Tuesday, February 28, 2012

Someone is playing the radio. . .


The writing prompt for 2/21 was "someone is playing the radio. . ." so here is what came tumbling out of my head following that prompt. I am trying to get back into writing for at least one prompt a day, hopefully posting my results will spur me on a bit, I could certainly do with the motivation. Now, being a true writing prompt exercise, this is a single draft, no editing, no fact checking, just my own imagination and the prompt it used to jump off into the great unknown of my brain's randomness.

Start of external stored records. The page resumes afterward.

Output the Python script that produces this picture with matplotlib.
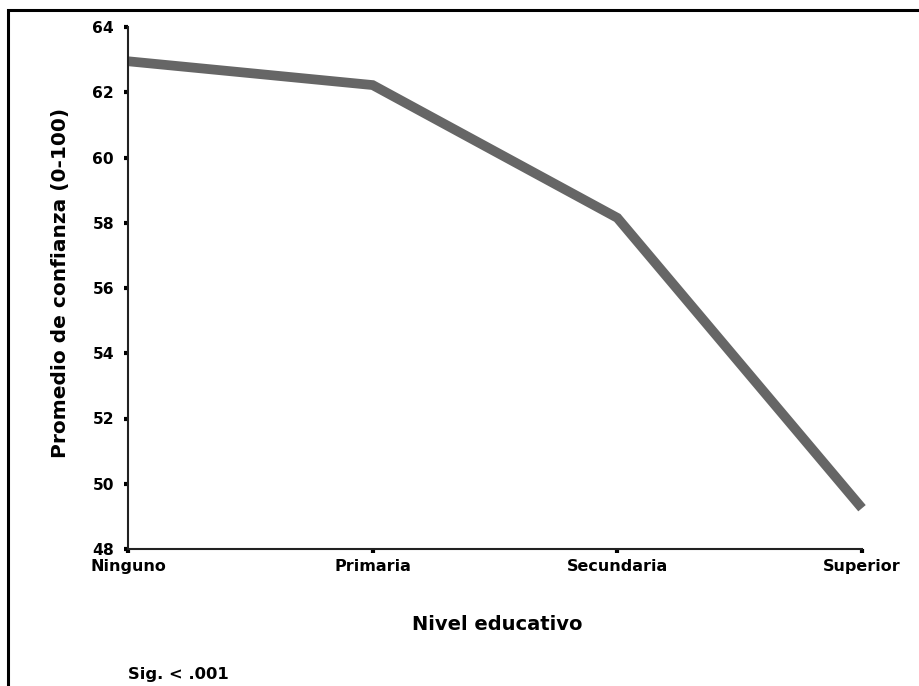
import matplotlib
matplotlib.use("Agg")
import matplotlib.pyplot as plt
from matplotlib.patches import Rectangle

categories = ["Ninguno", "Primaria", "Secundaria", "Superior"]
values = [62.95, 62.22, 58.15, 49.25]
yticks = [48, 50, 52, 54, 56, 58, 60, 62, 64]

plt.rcParams['font.family'] = ['DejaVu Sans']
plt.rcParams['font.weight'] = 'bold'

fig = plt.figure(figsize=(9.2, 6.86), dpi=100)
ax = fig.add_axes([128/920, 1-549/686, (862-128)/920, (549-27)/686])

x = list(range(len(categories)))
ax.plot(x, values, color='#666666', linewidth=7, solid_joinstyle='miter', solid_capstyle='butt', clip_on=False)

ax.set_xlim(0, 3)
ax.set_ylim(48, 64)
ax.set_yticks(yticks)
ax.set_yticklabels([str(t) for t in yticks], fontsize=11.2, fontweight='bold')
ax.set_xticks(x)
ax.set_xticklabels(categories, fontsize=11.5, fontweight='bold')
ax.tick_params(axis='both', direction='out', length=3, width=3, color='black')
ax.tick_params(axis='y', pad=7)
ax.tick_params(axis='x', pad=4)
for s in ['top', 'right']:
    ax.spines[s].set_visible(False)
for s in ['left', 'bottom']:
    ax.spines[s].set_linewidth(1.5)
    ax.spines[s].set_color('#222222')

fig.text(61/920, 1-283/686, "Promedio de confianza (0-100)", rotation=90, ha='center', va='center',
         fontsize=14.5, fontweight='bold')
fig.text(497/920, 1-624/686, "Nivel educativo", ha='center', va='center', fontsize=14, fontweight='bold')
fig.text(128/920, 1-674/686, "Sig. < .001", ha='left', va='center', fontsize=11.8, fontweight='bold')

frame = Rectangle((8/920, -0.1), 1.2, 1.1 - 10/686, transform=fig.transFigure,
                  fill=False, edgecolor='black', linewidth=2.2)
fig.patches.append(frame)

fig.savefig("out.png", dpi=100)
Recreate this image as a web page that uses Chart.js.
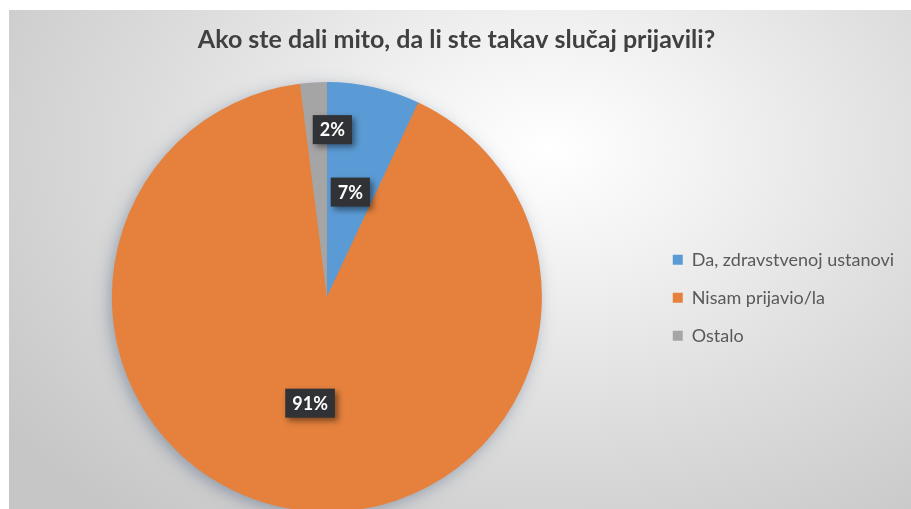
<!DOCTYPE html>
<html>
<head>
<meta charset="utf-8">
<script src="https://cdn.jsdelivr.net/npm/chart.js@4.4.1/dist/chart.umd.min.js"></script>
<style>
  html, body { margin:0; padding:0; width:911px; height:509px; overflow:hidden; background:#fff; }
  #bg {
    position:absolute; left:9px; top:10px; right:0; bottom:0;
    background: radial-gradient(ellipse 75% 95% at 60% 28%, #ffffff 0%, #f3f3f3 22%, #dcdcdc 60%, #c6c6c6 100%);
  }
  #wrap { position:absolute; left:1px; top:0; width:910px; height:530px; }
</style>
</head>
<body>
<div id="bg"></div>
<div id="wrap"><canvas id="pie"></canvas></div>
<script>
// data
const categories = ['Da, zdravstvenoj ustanovi', 'Nisam prijavio/la', 'Ostalo'];
const shares = [7, 91, 2];
const sliceColors = ['#5B9BD5', '#E5813D', '#A5A5A5'];

// soft shadow under the whole pie
const pieShadow = {
  id: 'pieShadow',
  afterLayout(chart){
    // title sits a bit right of the canvas centre in the original
    chart.titleBlock.left += 4;
    chart.titleBlock.right += 4;
  },
  beforeDatasetsDraw(chart){
    const arc = chart.getDatasetMeta(0).data[0];
    if(!arc) return;
    const {x, y, outerRadius} = arc.getProps(['x','y','outerRadius'], true);
    const ctx = chart.ctx;
    ctx.save();
    ctx.shadowColor = 'rgba(80,100,130,0.5)';
    ctx.shadowBlur = 16;
    ctx.shadowOffsetX = -3;
    ctx.shadowOffsetY = 4;
    ctx.fillStyle = sliceColors[1];
    ctx.beginPath();
    ctx.arc(x, y, outerRadius - 1, 0, Math.PI*2);
    ctx.fill();
    ctx.restore();
  }
};

// dark boxed percentage labels
const boxLabels = {
  id: 'boxLabels',
  afterDatasetsDraw(chart, args, opts){
    const ctx = chart.ctx;
    const meta = chart.getDatasetMeta(0);
    ctx.save();
    ctx.font = 'bold 18px Lato';
    ctx.textAlign = 'center';
    ctx.textBaseline = 'middle';
    meta.data.forEach((arc, i)=>{
      const p = arc.getProps(['x','y','startAngle','endAngle','outerRadius'], true);
      const mid = (p.startAngle + p.endAngle)/2;
      const r = p.outerRadius * opts.radius[i];
      const cx = p.x + Math.cos(mid)*r + opts.shiftX[i];
      const cy = p.y + Math.sin(mid)*r;
      const txt = shares[i] + '%';
      const w = ctx.measureText(txt).width + 14;
      const h = 29;
      ctx.save();
      ctx.shadowColor = 'rgba(0,0,0,0.45)';
      ctx.shadowBlur = 6;
      ctx.shadowOffsetX = 3;
      ctx.shadowOffsetY = 3;
      ctx.fillStyle = '#303236';
      ctx.fillRect(cx - w/2, cy - h/2, w, h);
      ctx.restore();
      ctx.fillStyle = '#ffffff';
      ctx.fillText(txt, cx, cy + 1);
    });
    ctx.restore();
  }
};

new Chart(document.getElementById('pie'), {
  type: 'pie',
  data: {
    labels: categories,
    datasets: [{
      data: shares,
      backgroundColor: sliceColors,
      borderWidth: 0
    }]
  },
  options: {
    responsive: true,
    maintainAspectRatio: false,
    animation: false,
    layout: { padding: { top: 5, left: 0, right: 7, bottom: 18 } },
    plugins: {
      title: {
        display: true,
        text: 'Ako ste dali mito, da li ste takav slučaj prijavili?',
        color: '#404040',
        font: { family: 'Lato', size: 25, weight: 'bold' },
        padding: { top: 20, bottom: 27 }
      },
      legend: {
        position: 'right',
        title: { display: true, text: '', font: { size: 12 }, padding: { top: 0, bottom: 64 } },
        labels: {
          color: '#595959',
          font: { family: 'Lato', size: 18 },
          boxWidth: 10,
          boxHeight: 10,
          padding: 20
        }
      },
      tooltip: { enabled: false },
      boxLabels: { radius: [0.5, 0.5, 0.78], shiftX: [0, 0, 16] }
    }
  },
  plugins: [pieShadow, boxLabels]
});
</script>
</body>
</html>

     Someone is playing the radio. The words come through softly, indistinct through the wall. It is not music, but not talk radio either. At first he thought it might be public radio with Prairie Home Companion or something like that, but it doesn’t sound quite right. It sounds older, somehow a truer sound than the junk that fills the airwaves anymore.
     The muffled radio mumblings sound like home Not the home he knows now, which is no home at all, but a home from his childhood, back when families had homes of their own. There was no tv yet, and after dinner they would all gather in the main room to listen to the radio. There were some music shows that would come on, new singers or big band numbers. Late at night you could get classical concert style stuff. But most of the things on the radio were variety shows, or stories, or what you would call a sitcom if it was on tv today. And they weren’t these new shows with all the cursing and the sex, were someone dies almost every show. They were more wholesome stuff. There might be arguments, but no one would just cuss out the other person, there were real words in their arguments. And there was a resolution, they would work things out, talk things out and it would all be better by the end. There were spooky shows too, late at night. You could turn out all the lights and sit and listen to them in the dark, just to get yourself good and scared. There was no way you would go to sleep that night, not on purpose anyhow. And those shows weren’t bloody and gory and violent, that stuff doesn’t work over the radio. There was suspense, and the sounds in the dark that send chills up your spine: a creaking floorboard, a door swinging shut, the sound of footsteps. Everyday normal things that you heard on the radio then could swear you heard in your own house and you just huddled on the sofa praying that whatever was out there wouldn’t get you. But you didn’t turn on the light. That would make it all go away, it would make everything normal and ordinary again, and there was something delicious in the chilling suspense of the story being spun into the dark of your house. Those were the days he remembered now when he went to sleep, the days of the radio shows, and when he had a family all in one house together, and you could walk in and you were loved.
     The programs on the radio these days were soulless, they didn’t care if you were out there listening or not. They didn’t care what you wanted or who you were or how your life was going. They just played their music and hardly ever talked to you except to tell about the traffic or the weather. The talk shows only talked about the bad, and there was plenty of that. Besides that, the talk shows were more shouting than talking, and they didn’t care about you either, they just wanted to yell at you or sell you something.
The radio was not what it had once been. The world was not what it had been either. The world had somehow gotten darker, colder, and less inviting with every year that passed. No one cared if you lived or died anymore, just as long as you did whatever you were going to do out of everyone else’s way.
But tonight someone was playing the radio he used to know, the radio that drew you in, drew families together to sit around and listen together, to talk and laugh together. Not like tvs where you get shushed if you say something and no one looks at anyone, they all just stare with empty eyes at the picture box. Drones. Zombies. Mindless and thoughtless as long as the box is on.
     The radio show didn’t play on the real radio anymore, he knew that. The sounds coming through the wall would be from a computer or a cd, some little piece of the past captured and brought forward to remind him of better days. He knew it was not now, it was not truly real, only an echo of what had been. But tonight he was grateful to whoever was on the other side of that wall. He was grateful they remembered those old days, and that they would play those recordings. Maybe they were remembering better days too. Maybe they were just like him, lost and alone and searching for a way to get back to what had been theirs once. In his prayers he thanked whoever was on the other side of the wall for the gift they had given him this night, for giving him that wonderful memory, a simple thread to follow to find his way back home for a time. He fell asleep to the sounds of the world that was drifting through the wall into his dreams.